Human kind has evolved from their primate selves and now
are in possession and control of mighty machineries that do their bidding. There are hundreds

of forms of entertainment but nonetheless, one of the most basic, simplistic and yet the best and the most relatable and intimate form of it are books. Once you’ve got the hang of it, you get addicted to its fragrance, the firm spine, the pages smeared in ink that tell the tales of worlds you may or may not know. If you are one of us, the bookworms, you are bound to like these couple of books that have set their mark in 2016. And even if you aren’t, these are definitely the ones you should start with.



John Grisham is a man of values and through his books, he fights for the values that he believes
in and they don’t change in any
of his books and neither do his tactics. The whistler is a huge improvement from his book that came out before it, Rogue Lawyer. The Whistler, like all of his other books, is a legal thriller.

“The Whistler” refers to a whistle-blower who secretly calls attention to corruption. If the corruption involves the kinds of crimes being committed by the

Coast Mafia (including skimming and laundering the casino’s cash and hiding money offshore), not to mention the judge’s transgressions, the whistle-blower may receive a cash reward. But we don’t know this person’s motives — throughout most of the book we don’t even know who he or she is. We just know that Lacy has been contacted by an intermediary: an ex-con who lives on a nice boat, uses a fake name, drinks beer to Jimmy Buffett music and turns up to play the informant now and then.

The book starts innocently enough and then builds up to
the thrill. The stakes suddenly become much higher, and
the suspense tightens after a relatively slow start. Events and revelations are what keep Mr. Grisham’s books moving. It’s unlikely that anyone looks to him for sheer style. Without exactly being repetitious, he makes this story longer than it has to be. “The Whistler” also has a strong and frightening sense of place, painting part of the Panhandle as a lawless region

where terrible things might happen, and do. And Mr. Grisham deserves credit for dependability: He is at heart an optimist who believes that wrongs can be ferreted out and righted.

In summation, “The Whistler” is a terrific book; enthralling and strongly voiced. This is definitely a must read and one
of the finest books to have come out in 2016. It was released in hardcover, large print paperback, e-book, compact disc audiobook and downloadable audiobook on October 25, 2016.



The Girl On a Train is another thriller on the list but of a different sort. It
is a psychological thriller by British Author Paula Hawkins, a masterful play on memory loss on a pretty young subject. Paula Hawkins worked as a journalist for fifteen years before turning her hand to fiction. Born

and brought up in Zimbabwe, Paula moved to London in 1989 and has lived there ever since. The Girl on the Train is her first thriller. Hawkins wastes zero time describing anything that doesn’t have to do with exactly

what is going on in the moment – and while that doesn’t make her a great writer, there is absolutely nothing here that will transcend, or reverberate within you long after you’ve finished reading.

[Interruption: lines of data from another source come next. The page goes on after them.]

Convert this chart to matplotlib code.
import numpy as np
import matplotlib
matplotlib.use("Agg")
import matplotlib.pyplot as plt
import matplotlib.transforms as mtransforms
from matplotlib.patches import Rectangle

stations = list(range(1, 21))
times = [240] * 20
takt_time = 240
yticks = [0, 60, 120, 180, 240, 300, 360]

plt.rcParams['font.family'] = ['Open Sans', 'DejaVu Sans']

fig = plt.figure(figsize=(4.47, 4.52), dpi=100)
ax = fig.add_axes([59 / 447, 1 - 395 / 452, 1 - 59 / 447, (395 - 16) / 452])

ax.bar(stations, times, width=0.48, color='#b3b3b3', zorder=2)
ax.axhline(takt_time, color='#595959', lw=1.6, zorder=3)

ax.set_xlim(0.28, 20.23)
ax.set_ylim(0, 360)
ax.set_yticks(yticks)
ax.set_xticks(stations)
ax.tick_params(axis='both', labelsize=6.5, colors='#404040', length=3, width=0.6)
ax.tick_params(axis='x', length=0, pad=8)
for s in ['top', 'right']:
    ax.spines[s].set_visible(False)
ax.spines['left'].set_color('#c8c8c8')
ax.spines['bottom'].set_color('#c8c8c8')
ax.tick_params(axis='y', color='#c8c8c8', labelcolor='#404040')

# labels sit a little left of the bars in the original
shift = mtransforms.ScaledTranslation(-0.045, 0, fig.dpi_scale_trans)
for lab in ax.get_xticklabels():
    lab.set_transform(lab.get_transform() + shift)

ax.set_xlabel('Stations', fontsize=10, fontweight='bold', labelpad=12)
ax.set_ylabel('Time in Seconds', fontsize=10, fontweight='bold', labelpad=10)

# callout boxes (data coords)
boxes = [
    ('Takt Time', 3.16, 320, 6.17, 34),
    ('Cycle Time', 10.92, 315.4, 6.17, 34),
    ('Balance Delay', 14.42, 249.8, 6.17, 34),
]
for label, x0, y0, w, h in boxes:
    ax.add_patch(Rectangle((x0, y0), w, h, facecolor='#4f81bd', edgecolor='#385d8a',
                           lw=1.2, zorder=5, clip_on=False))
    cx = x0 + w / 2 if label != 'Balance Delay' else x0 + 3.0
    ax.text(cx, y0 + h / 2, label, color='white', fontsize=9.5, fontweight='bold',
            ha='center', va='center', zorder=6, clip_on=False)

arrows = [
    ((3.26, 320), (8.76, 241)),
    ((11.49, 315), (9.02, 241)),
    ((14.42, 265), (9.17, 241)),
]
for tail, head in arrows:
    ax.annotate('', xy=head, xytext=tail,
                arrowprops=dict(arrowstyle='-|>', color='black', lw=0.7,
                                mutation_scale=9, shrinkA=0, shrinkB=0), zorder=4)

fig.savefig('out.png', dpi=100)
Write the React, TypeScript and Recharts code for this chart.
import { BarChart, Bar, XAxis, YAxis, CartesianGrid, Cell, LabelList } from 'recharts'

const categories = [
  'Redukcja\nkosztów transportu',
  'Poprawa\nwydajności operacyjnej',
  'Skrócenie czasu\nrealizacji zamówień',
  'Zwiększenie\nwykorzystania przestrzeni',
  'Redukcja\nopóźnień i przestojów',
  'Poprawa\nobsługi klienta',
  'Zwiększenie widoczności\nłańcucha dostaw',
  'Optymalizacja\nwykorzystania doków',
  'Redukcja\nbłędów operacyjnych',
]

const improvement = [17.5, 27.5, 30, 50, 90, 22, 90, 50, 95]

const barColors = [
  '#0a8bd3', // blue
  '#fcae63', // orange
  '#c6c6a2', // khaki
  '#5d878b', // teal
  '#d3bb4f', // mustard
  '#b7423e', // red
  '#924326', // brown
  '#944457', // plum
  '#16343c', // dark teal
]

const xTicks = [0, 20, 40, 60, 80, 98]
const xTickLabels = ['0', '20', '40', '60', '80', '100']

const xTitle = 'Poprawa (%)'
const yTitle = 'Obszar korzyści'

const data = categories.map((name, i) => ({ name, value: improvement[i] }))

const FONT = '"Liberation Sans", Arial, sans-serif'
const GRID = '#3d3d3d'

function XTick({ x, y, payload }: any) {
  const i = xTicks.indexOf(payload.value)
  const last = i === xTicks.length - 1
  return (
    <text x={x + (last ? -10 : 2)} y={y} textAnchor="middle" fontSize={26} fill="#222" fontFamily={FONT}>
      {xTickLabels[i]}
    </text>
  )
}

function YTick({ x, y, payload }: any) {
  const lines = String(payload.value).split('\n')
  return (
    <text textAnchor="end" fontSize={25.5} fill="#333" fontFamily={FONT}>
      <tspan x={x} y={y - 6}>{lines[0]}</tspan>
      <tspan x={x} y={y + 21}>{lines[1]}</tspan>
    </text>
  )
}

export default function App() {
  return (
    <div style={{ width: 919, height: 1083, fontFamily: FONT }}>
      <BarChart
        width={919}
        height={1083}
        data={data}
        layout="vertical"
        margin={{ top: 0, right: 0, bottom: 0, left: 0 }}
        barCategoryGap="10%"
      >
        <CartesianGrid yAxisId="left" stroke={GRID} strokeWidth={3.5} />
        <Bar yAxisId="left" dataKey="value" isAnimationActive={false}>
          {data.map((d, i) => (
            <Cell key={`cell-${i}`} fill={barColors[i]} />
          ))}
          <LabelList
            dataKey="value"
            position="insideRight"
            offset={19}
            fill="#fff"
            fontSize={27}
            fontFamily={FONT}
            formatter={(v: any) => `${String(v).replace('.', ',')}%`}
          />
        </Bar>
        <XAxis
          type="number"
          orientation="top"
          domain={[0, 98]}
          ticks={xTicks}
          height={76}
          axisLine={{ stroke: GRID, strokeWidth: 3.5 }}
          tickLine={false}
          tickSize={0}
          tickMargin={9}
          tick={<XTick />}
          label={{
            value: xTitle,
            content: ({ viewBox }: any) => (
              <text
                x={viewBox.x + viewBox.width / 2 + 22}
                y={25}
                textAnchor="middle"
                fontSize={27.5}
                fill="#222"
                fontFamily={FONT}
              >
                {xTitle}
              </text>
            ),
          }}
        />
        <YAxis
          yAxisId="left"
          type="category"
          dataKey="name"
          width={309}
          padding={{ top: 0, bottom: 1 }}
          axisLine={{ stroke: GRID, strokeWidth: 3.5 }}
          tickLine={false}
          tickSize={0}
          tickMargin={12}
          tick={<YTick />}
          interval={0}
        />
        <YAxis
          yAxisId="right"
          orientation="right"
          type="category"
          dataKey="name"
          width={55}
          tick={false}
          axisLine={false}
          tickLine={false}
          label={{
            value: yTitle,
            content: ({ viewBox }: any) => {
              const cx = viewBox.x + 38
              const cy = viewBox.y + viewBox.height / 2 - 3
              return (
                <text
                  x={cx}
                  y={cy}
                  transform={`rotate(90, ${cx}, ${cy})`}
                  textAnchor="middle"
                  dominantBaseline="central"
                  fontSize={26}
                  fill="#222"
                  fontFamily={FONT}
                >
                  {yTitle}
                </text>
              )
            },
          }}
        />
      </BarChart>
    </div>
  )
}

The narrative is skilfully split between three women whose lives interlink tragically: Rachel, Megan and Anna. We first encounter Rachel on the commute home from London, just another tired worker on her way back to the suburbs – except that she has four cans of pre-mixed gin and tonic in her bag, and that’s only for starters. “It’s Friday, so I don’t have to feel guilty about drinking on the train. TGIF. The fun starts here.”

Most of the characters are desperate people addicted to thrills and highs. They experience depression or boredom with everyday life. They drink, do drugs, lie, have affairs and revel
in the excitement and sexual tension that come from doing something they know is wrong. Megan, Rachel and Anne have stories to tell. They are not heroines in the traditional sense of the word. They are each flawed. But they are so very human and we can relate to them. Keep up with the dates. They become important as you read through this novel.

Hawkins juggles perspectives and timescales with great skill, and considerable suspense builds up along with empathy for an unusual central character who does not immediately grab the reader. “Ingenious” twists usually violate psychological plausibility, as in Gone Girl. Hawkins’s Girl is a less flashy,
but altogether more solid creation. Everyone in this book is absolutely terrible, and as a result, this book is a masterpiece in character study and development. It’s also a well-written, precisely plotted psychological thriller, and deftly sketches one unreliable narrator after another.

Overall, this book is a good read, a solid story with solid writing. The seemingly good characters turn out to be much worse people than expected–and vice versa. We observe a semi-likable protagonist swimming upstream against a current of alcoholism, trying to clear her head and remember what happened the night she came home bloodied and a woman from a nearby neighbourhood vanished.